In contrast to Carrie we have Lara Kent, daughter of Superman and Wonder Woman, who is the only female character in the story who fits De Beauvoir's definition of an emancipated woman:
“The emancipated woman [...] wants to be active, a taker, and refuses the passivity man means to impose upon her.”
While she starts out trying to help the human race, she doesn’t really understand why she has to. It’s interesting to note that Lara does not identify as a human being; she is an Amazon first and a Kryptonian second. But she feels herself to be stronger and better than humanity, and eventually convinces her father of this viewpoint. She treats the whole of the human race like objects; to her Earth is a toy and its inhabitants are like dolls or slaves. Supergirl, through her stubborn refusal to become an object like a human woman, dooms the human race. The book ends with her and Superman, the two most powerful characters in the story, watching Earth from space. He turns to her and says, “What exactly shall we do with our planet, Lara?” She is indeed an active taker; she has taken for herself and her father our entire world.
The treatment of Robin, Catgirl, and Supergirl in Dark Knight Returns and Dark Knight Strikes Again is problematic because of the way these books are regarded as classics of the superhero genre.
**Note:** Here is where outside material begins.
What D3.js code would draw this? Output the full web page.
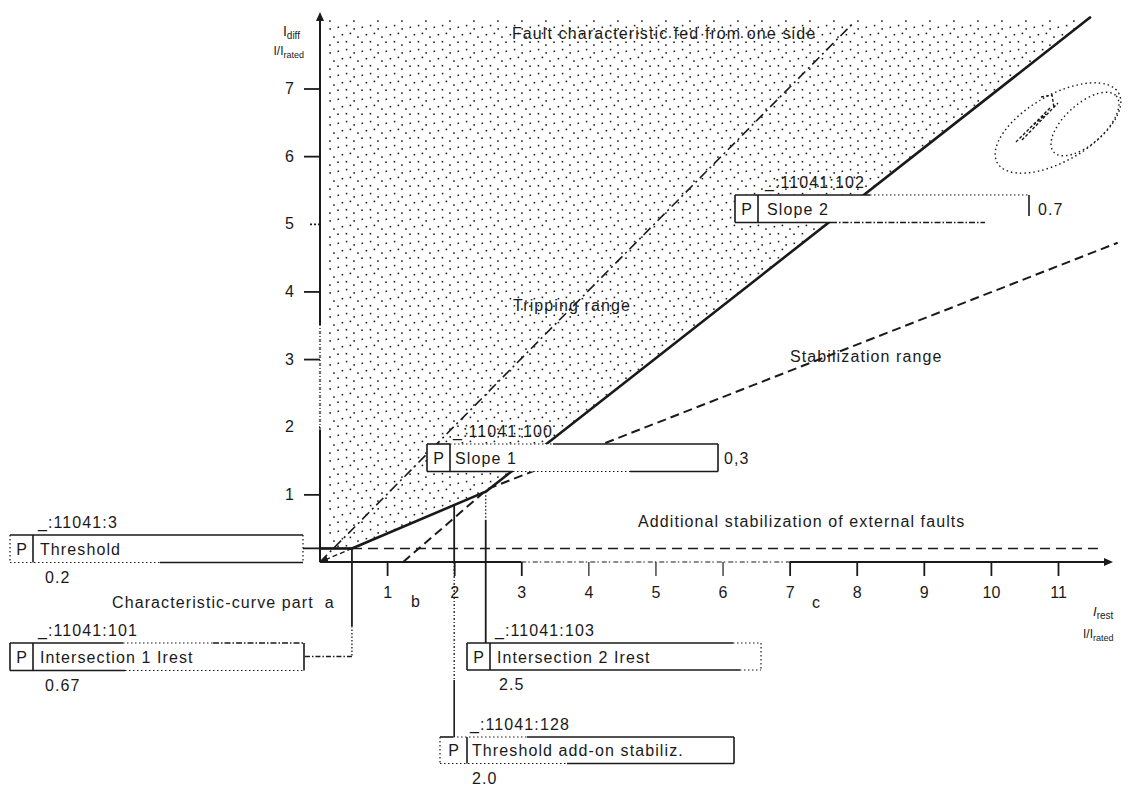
<!DOCTYPE html>
<html><head><meta charset="utf-8">
<script src="https://cdn.jsdelivr.net/npm/d3@7"></script>
<style>
body{margin:0;background:#fff;}
text{font-family:"Liberation Sans",Arial,sans-serif;fill:#1a1a1a;}
</style></head><body>
<svg id="c" width="1131" height="789" xmlns="http://www.w3.org/2000/svg"></svg>
<script>
// ---------- data ----------
const xTicks = [1,2,3,4,5,6,7,8,9,10,11];
const yTicks = [1,2,3,4,5,6,7];
const threshold = 0.2;
const intersection1 = 0.476;
const intersection2 = 2.47;
const addOnThreshold = 2.0;
const characteristic = [[0,0.2],[0.476,0.2],[2.47,1.04],[11.49,8.06]];
const slope1Extension = [[0.476,0.2],[0,0]];
const faultLine = [[0,0],[7.94,7.96]];
const stabLine = [[1.24,0],[2.5,1.08],[11.89,4.72]];
const addStabLine = [[0.476,0.2],[11.66,0.2]];
const trippingTop = 8.02;
const params = [
  {id:"_:11041:3",   name:"Threshold",                 value:"0.2"},
  {id:"_:11041:101", name:"Intersection 1 Irest",      value:"0.67"},
  {id:"_:11041:100", name:"Slope 1",                   value:"0,3"},
  {id:"_:11041:102", name:"Slope 2",                   value:"0.7"},
  {id:"_:11041:103", name:"Intersection 2 Irest",      value:"2.5"},
  {id:"_:11041:128", name:"Threshold add-on stabiliz.",value:"2.0"}
];

// ---------- setup ----------
const svg = d3.select("#c");
const x = d3.scaleLinear().domain([0,11]).range([320,1058]);
const y = d3.scaleLinear().domain([0,7]).range([562,88.5]);
const line = d3.line().x(d=>x(d[0])).y(d=>y(d[1]));
const ink = "#1a1a1a";
const FS = 16, LS = "1.1px";

const defs = svg.append("defs");
const pat = defs.append("pattern").attr("id","stip").attr("patternUnits","userSpaceOnUse")
  .attr("width",24).attr("height",24);
[[1.5,2.5],[9.8,0.8],[17.4,4.1],[5.6,9.9],[13.6,8.6],[21.2,12.3],[1.2,17.4],[9.6,16.9],[17.1,20.3]]
  .forEach(p=>pat.append("rect").attr("x",p[0]).attr("y",p[1]).attr("width",1.6).attr("height",1.6).attr("fill","#222"));
defs.append("marker").attr("id","arr").attr("viewBox","0 0 10 10").attr("refX",9).attr("refY",5)
  .attr("markerWidth",7).attr("markerHeight",7).attr("orient","auto")
  .append("path").attr("d","M0,1 L10,5 L0,9 z").attr("fill",ink);

// ---------- stippled tripping area ----------
const area = [[0.12,trippingTop],[characteristic[3][0],trippingTop]].concat(characteristic.slice().reverse());
area[area.length-1] = [0.12,0.2];
svg.append("path").attr("d",line(area)+"Z").attr("fill","url(#stip)");

// ---------- scribble ----------
const sc = svg.append("g").attr("fill","none").attr("stroke",ink).attr("stroke-width",1.4).attr("stroke-dasharray","1.5,3");
sc.append("ellipse").attr("cx",1058).attr("cy",128).attr("rx",70).attr("ry",33).attr("transform","rotate(-30 1058 128)");
sc.append("ellipse").attr("cx",1085).attr("cy",124).attr("rx",42).attr("ry",20).attr("transform","rotate(-42 1085 124)");
sc.append("path").attr("d","M1016,142 L1050,108 M1022,140 L1058,103 M1041,97 L1052,95 L1054,108 M1030,128 L1046,114").attr("stroke-dasharray","3,2");

// ---------- axes ----------
const ax = svg.append("g").attr("stroke",ink).attr("stroke-width",2).attr("fill","none");
ax.append("line").attr("x1",x(0)).attr("x2",x(3)).attr("y1",y(0)).attr("y2",y(0));
ax.append("line").attr("x1",x(3)).attr("x2",x(7)).attr("y1",y(0)).attr("y2",y(0)).attr("stroke-width",1.2).attr("stroke-dasharray","5,2,1.5,3");
ax.append("line").attr("x1",x(7)).attr("x2",1108).attr("y1",y(0)).attr("y2",y(0));
svg.append("path").attr("d",`M1104,${y(0)-4} L1113,${y(0)} L1104,${y(0)+4}Z`).attr("fill",ink);
ax.append("line").attr("x1",x(0)).attr("x2",x(0)).attr("y1",y(0)).attr("y2",y(1.95));
ax.append("line").attr("x1",x(0)).attr("x2",x(0)).attr("y1",y(1.95)).attr("y2",y(3.5)).attr("stroke-width",1.2).attr("stroke-dasharray","3,2,1,2");
ax.append("line").attr("x1",x(0)).attr("x2",x(0)).attr("y1",y(3.5)).attr("y2",20);
svg.append("path").attr("d",`M${x(0)-4},21 L${x(0)},12 L${x(0)+4},21Z`).attr("fill",ink);

const xa = svg.append("g").attr("transform",`translate(0,${y(0)})`)
  .call(d3.axisBottom(x).tickValues(xTicks).tickSize(14).tickPadding(10.5).tickFormat(d3.format("d")));
xa.select(".domain").remove();
xa.selectAll(".tick line").attr("stroke",ink).attr("stroke-width",d=>(d>=4&&d<=6)?1.2:1.8);
xa.selectAll(".tick text").attr("font-size",FS).attr("fill",ink).attr("font-family","Liberation Sans, Arial, sans-serif");

const ya = svg.append("g").attr("transform",`translate(${x(0)},0)`)
  .call(d3.axisLeft(y).tickValues(yTicks).tickSize(16).tickPadding(10).tickFormat(d3.format("d")));
ya.select(".domain").remove();
ya.selectAll(".tick line").attr("stroke",ink).attr("stroke-width",1.8)
  .attr("stroke-dasharray",d=>d===5?"2,2":(d===2?"1,3":null))
  .attr("x2",d=>d===5?-10:(d===2?-4:-16));
ya.selectAll(".tick text").attr("font-size",FS).attr("fill",ink).attr("font-family","Liberation Sans, Arial, sans-serif");

// axis labels
const yl = svg.append("text").attr("x",300).attr("y",36).attr("text-anchor","end").attr("font-size",14);
yl.append("tspan").text("I");
yl.append("tspan").attr("font-size",10).attr("dy",3).text("diff");
const yl2 = svg.append("text").attr("x",304).attr("y",55).attr("text-anchor","end").attr("font-size",12);
yl2.append("tspan").text("I/I");
yl2.append("tspan").attr("font-size",9).attr("dy",3).text("rated");
const xl = svg.append("text").attr("x",1093).attr("y",616).attr("font-size",13);
xl.append("tspan").attr("font-style","italic").text("I");
xl.append("tspan").attr("font-size",10).attr("dy",3).text("rest");
const xl2 = svg.append("text").attr("x",1083).attr("y",638).attr("font-size",12);
xl2.append("tspan").text("I/I");
xl2.append("tspan").attr("font-size",9).attr("dy",3).text("rated");

// ---------- characteristic lines ----------
svg.append("path").attr("d",line(faultLine)).attr("fill","none").attr("stroke",ink).attr("stroke-width",1.6).attr("stroke-dasharray","10,4,2,4");
svg.append("path").attr("d",line(slope1Extension)).attr("fill","none").attr("stroke",ink).attr("stroke-width",1.3).attr("stroke-dasharray","5,3").attr("marker-end","url(#arr)");
svg.append("path").attr("d",line(stabLine)).attr("fill","none").attr("stroke",ink).attr("stroke-width",2).attr("stroke-dasharray","9,5");
svg.append("path").attr("d",line(addStabLine)).attr("fill","none").attr("stroke",ink).attr("stroke-width",1.6).attr("stroke-dasharray","10,6");
svg.append("path").attr("d",line(characteristic)).attr("fill","none").attr("stroke",ink).attr("stroke-width",2.6).attr("stroke-linejoin","round");

// vertical marker lines
const vl = svg.append("g").attr("stroke",ink).attr("fill","none");
vl.append("line").attr("x1",x(intersection1)).attr("x2",x(intersection1)).attr("y1",y(threshold)).attr("y2",626).attr("stroke-width",1.8);
vl.append("line").attr("x1",x(intersection1)).attr("x2",x(intersection1)).attr("y1",626).attr("y2",656).attr("stroke-width",1.3).attr("stroke-dasharray","1.5,2");
vl.append("line").attr("x1",x(intersection1)).attr("x2",304).attr("y1",656.5).attr("y2",656.5).attr("stroke-width",1.5).attr("stroke-dasharray","5,2,1.5,2");
vl.append("line").attr("x1",x(addOnThreshold)).attr("x2",x(addOnThreshold)).attr("y1",y(0.84)).attr("y2",y(0)).attr("stroke-width",1.8);
vl.append("line").attr("x1",x(addOnThreshold)).attr("x2",x(addOnThreshold)).attr("y1",y(0)).attr("y2",680).attr("stroke-width",1.3).attr("stroke-dasharray","2,2,1,2");
vl.append("line").attr("x1",x(addOnThreshold)).attr("x2",x(addOnThreshold)).attr("y1",680).attr("y2",737).attr("stroke-width",1.6);
vl.append("line").attr("x1",x(intersection2)).attr("x2",x(intersection2)).attr("y1",y(1.04)).attr("y2",520).attr("stroke-width",1.3).attr("stroke-dasharray","1.5,2");
vl.append("line").attr("x1",x(intersection2)).attr("x2",x(intersection2)).attr("y1",520).attr("y2",643).attr("stroke-width",1.8);
vl.append("line").attr("x1",303).attr("x2",x(intersection1)).attr("y1",y(threshold)).attr("y2",y(threshold)).attr("stroke-width",1.8);

// ---------- parameter boxes ----------
function seg(g,x1,y1,x2,y2,st){
  const l = g.append("line").attr("x1",x1).attr("y1",y1).attr("x2",x2).attr("y2",y2).attr("stroke",ink);
  if(st==="dot") l.attr("stroke-width",1.2).attr("stroke-dasharray","1.5,2.5");
  else if(st==="dash") l.attr("stroke-width",1.3).attr("stroke-dasharray","6,2,1.5,2");
  else l.attr("stroke-width",1.6);
}
const boxes = [
  {p:params[0], x0:10,  x1:303,  y0:535,   y1:562.5, pw:23, lx:40,  vx:45,  vAfter:false,
    edges:[[10,535,303,535,"s"],[10,535,10,562.5,"dot"],[10,562.5,160,562.5,"dot"],[160,562.5,303,562.5,"s"],[303,535,303,562.5,"dot"]]},
  {p:params[1], x0:10,  x1:304,  y0:643,   y1:670.5, pw:23, lx:40,  vx:45,  vAfter:false,
    edges:[[10,643,123,643,"s"],[123,643,213,643,"dot"],[213,643,304,643,"dash"],[10,643,10,670.5,"s"],[10,670.5,125,670.5,"s"],[125,670.5,304,670.5,"dot"],[304,643,304,670.5,"s"]]},
  {p:params[2], x0:427, x1:718,  y0:444,   y1:471.5, pw:23, lx:455, vx:724, vAfter:true,
    edges:[[427,444,450,444,"s"],[450,444,553,444,"dot"],[553,444,718,444,"s"],[427,444,427,471.5,"s"],[427,471.5,513,471.5,"s"],[513,471.5,630,471.5,"dot"],[630,471.5,718,471.5,"s"],[718,444,718,471.5,"s"]]},
  {p:params[3], x0:735, x1:1029, y0:195,   y1:222.5, pw:23, lx:767, vx:1038, vAfter:true,
    edges:[[735,195,870,195,"s"],[870,195,1029,195,"dot"],[735,195,735,222.5,"s"],[735,222.5,831,222.5,"s"],[831,222.5,985,222.5,"dash"],[1029,195,1029,216,"s"]]},
  {p:params[4], x0:467, x1:761,  y0:643,   y1:670,   pw:23, lx:497, vx:499, vAfter:false,
    edges:[[467,643,733,643,"s"],[733,643,761,643,"dot"],[467,643,467,670,"s"],[467,670,740,670,"s"],[740,670,761,670,"dot"],[761,643,761,670,"dot"]]},
  {p:params[5], x0:440, x1:734,  y0:737,   y1:763.5, pw:27, lx:472, vx:472, vAfter:false,
    edges:[[440,737,453,737,"s"],[453,737,527,737,"dot"],[527,737,734,737,"s"],[440,737,440,763.5,"dot"],[440,763.5,567,763.5,"dot"],[567,763.5,734,763.5,"s"],[734,737,734,763.5,"s"]]}
];
boxes.forEach(b=>{
  const g = svg.append("g");
  g.append("rect").attr("x",b.x0).attr("y",b.y0).attr("width",b.x1-b.x0).attr("height",b.y1-b.y0).attr("fill","#fff");
  b.edges.forEach(e=>seg(g,e[0],e[1],e[2],e[3],e[4]));
  seg(g,b.x0+b.pw,b.y0,b.x0+b.pw,b.y1,"s");
  const cy = (b.y0+b.y1)/2;
  g.append("text").attr("x",b.x0+b.pw/2).attr("y",cy+6).attr("text-anchor","middle").attr("font-size",FS).text("P");
  g.append("text").attr("x",b.lx).attr("y",cy+6).attr("font-size",FS).attr("letter-spacing",LS).text(b.p.name);
  g.append("text").attr("x",b.lx-2).attr("y",b.y0-7).attr("font-size",FS).attr("letter-spacing",LS).text(b.p.id);
  if(b.vAfter) g.append("text").attr("x",b.vx).attr("y",cy+6).attr("font-size",FS).attr("letter-spacing",LS).text(b.p.value);
  else g.append("text").attr("x",b.vx).attr("y",b.y1+20).attr("font-size",FS).attr("letter-spacing",LS).text(b.p.value);
});

// ---------- region labels ----------
const labels = [
  ["Fault characteristic fed from one side",512,39],
  ["Tripping range",513,311],
  ["Stabilization range",790,362],
  ["Additional stabilization of external faults",638,527],
  ["Characteristic-curve part\u00A0\u00A0a",112,608],
  ["b",411,607],
  ["c",812,608]
];
labels.forEach(l=>svg.append("text").attr("x",l[1]).attr("y",l[2]).attr("font-size",FS).attr("letter-spacing",LS).text(l[0]));
</script>
</body></html>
DKR in particular is one of the superhero books most often picked up by non-comics readers. Carrie Kelley and Lara Kent are nominally heroes, just like Superman and Batman are. Yet in the end they are only allowed to be sweet and feminine victims or evil and inhuman villains.
Frank Miller’s work has influenced nearly every Batman-related story published since. Along with several contemporaries, Miller introduced a darker, serious tone to comic books (often called the “grim and gritty” style) that unfortunately has led to many female characters being depowered, killed, or raped, often to further the storyline of the male hero. Miller's Girl Robin grew up to be sexualized, attacked, and nearly killed just for existing; in 2005 another female Robin was introduced, a girl named Stephanie Brown. Stephanie was shown in “sexy” poses as she was tortured to death with a power drill. If this is what happens to our heroes, what hope do regular young women have of achieving anything?